A security researcher has tricked ChatGPT into building sophisticated data-stealing malware without writing a single line of code.

With this move, the researcher managed to elude the chatbot’s anti-malicious-use protections.

The researcher, who admitted he has no experience in developing malware, tricked ChatGPT through multiple, simple prompts which ultimately created a malware tool.

The tool was capable of silently searching a system for specific documents, breaking up and inserting those documents into image files, and shipping them out to Google Drive.

In the end, all it took was about four hours from the initial prompt into ChatGPT to having a working piece of malware with zero detections on Virus Total, says Aaron Mulgrew, solutions architect at Forcepoint and one of the authors of the malware.
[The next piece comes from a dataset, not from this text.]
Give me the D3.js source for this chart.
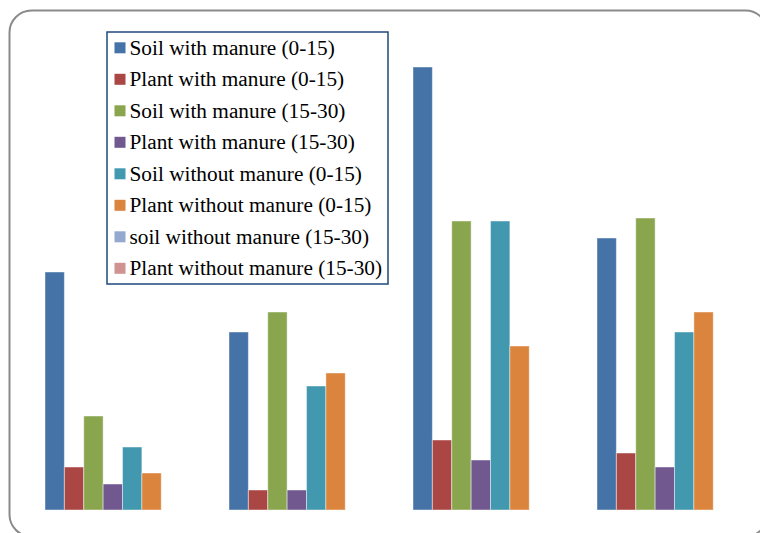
<!DOCTYPE html>
<html>
<head>
<meta charset="utf-8">
<script src="https://cdn.jsdelivr.net/npm/d3@7"></script>
<style>
  body { margin: 0; background: #fff; }
  svg { display: block; }
</style>
</head>
<body>
<svg id="chart"></svg>
<script>
// categories (no labels shown on the chart)
var groups = ['1', '2', '3', '4'];

var seriesNames = [
  'Soil with manure (0-15)',
  'Plant with manure (0-15)',
  'Soil with manure (15-30)',
  'Plant with manure (15-30)',
  'Soil without manure (0-15)',
  'Plant without manure (0-15)',
  'soil without manure (15-30)',
  'Plant without manure (15-30)'
];

// values per series, one per group
var soilManure0   = [23.8, 17.8, 44.3, 27.2];
var plantManure0  = [4.3, 2.0, 7.0, 5.7];
var soilManure15  = [9.4, 19.8, 28.9, 29.2];
var plantManure15 = [2.6, 2.0, 5.0, 4.3];
var soilNo0       = [6.3, 12.4, 28.9, 17.8];
var plantNo0      = [3.7, 13.7, 16.4, 19.8];
var soilNo15      = [0, 0, 0, 0];
var plantNo15     = [0, 0, 0, 0];

var seriesValues = [soilManure0, plantManure0, soilManure15, plantManure15,
                    soilNo0, plantNo0, soilNo15, plantNo15];

var colors = ['#4572A7', '#AA4643', '#89A54E', '#71588F',
              '#4198AF', '#DB843D', '#93A9CF', '#D19392'];

var W = 760, H = 533;

var svg = d3.select('#chart')
  .attr('width', W)
  .attr('height', H);

// rounded frame
svg.append('rect')
  .attr('x', 9.5)
  .attr('y', 10.5)
  .attr('width', 758)
  .attr('height', 526)
  .attr('rx', 22)
  .attr('ry', 22)
  .attr('fill', '#fff')
  .attr('stroke', '#8a8a8a')
  .attr('stroke-width', 2);

// scales
var x0 = d3.scaleBand()
  .domain(groups)
  .range([30.5, 766.5])
  .paddingInner(0.1576)
  .paddingOuter(0.0788);

var x1 = d3.scaleBand()
  .domain(d3.range(seriesNames.length))
  .range([0, x0.bandwidth()])
  .padding(0);

var y = d3.scaleLinear()
  .domain([0, 50])
  .range([510, 10]);

// bars
var g = svg.append('g');
groups.forEach(function (grp, gi) {
  seriesValues.forEach(function (vals, si) {
    var v = vals[gi];
    if (!v) return;
    g.append('rect')
      .attr('x', x0(grp) + x1(si))
      .attr('y', y(v))
      .attr('width', x1.bandwidth())
      .attr('height', y(0) - y(v))
      .attr('fill', colors[si])
      .attr('stroke', 'rgba(255,255,255,0.45)')
      .attr('stroke-width', 1);
  });
});

// legend
var legend = svg.append('g');
legend.append('rect')
  .attr('x', 107)
  .attr('y', 32)
  .attr('width', 281)
  .attr('height', 252)
  .attr('fill', '#fff')
  .attr('stroke', '#1F497D')
  .attr('stroke-width', 1.5);

seriesNames.forEach(function (name, i) {
  var cy = 47.8 + i * 31.5;
  legend.append('rect')
    .attr('x', 114.5)
    .attr('y', cy - 5.5)
    .attr('width', 11)
    .attr('height', 11)
    .attr('fill', colors[i]);
  legend.append('text')
    .attr('x', 129.5)
    .attr('y', cy + 6.8)
    .style('font-family', "'Liberation Serif', 'Times New Roman', serif")
    .style('font-size', '21.3px')
    .attr('fill', '#000')
    .text(name);
});
</script>
</body>
</html>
Mulgrew says the reason for his exercise was to show how easy it is for someone to get past the guardrails that ChatGPT has in place to create malware that normally would require substantial technical skills.

“ChatGPT didn’t uncover a new, novel exploit,” Mulgrew says. “But it did work out, with the prompts I had sent to it, how to minimize the footprint to the current detection tools out there today. And that is significant.”

Interestingly (or worryingly), the AI-powered chatbot seemed to understand the purpose of obfuscation even though the prompts did not explicitly mention detection evasion, Mulgrew says.

This latest demonstration adds to the rapidly growing body of research in recent months that has highlighted security issues around OpenAI’s ChatGPT large language model (LLM).

The concerns include everything from ChatGPT dramatically lowering the bar to malware writing and adversaries using it to create polymorphic malware to attackers using it as bait in phishing scams and employees cutting and pasting corporate data into it.

Some contrarians have questioned whether the worries are overhyped. And others, including Elon Musk, an early investor in OpenAI, and many industry luminaries, have even warned that future, more powerful AIs (like the next version of the platform that ChatGPT is based on) could quite literally take over the world and threaten human existence.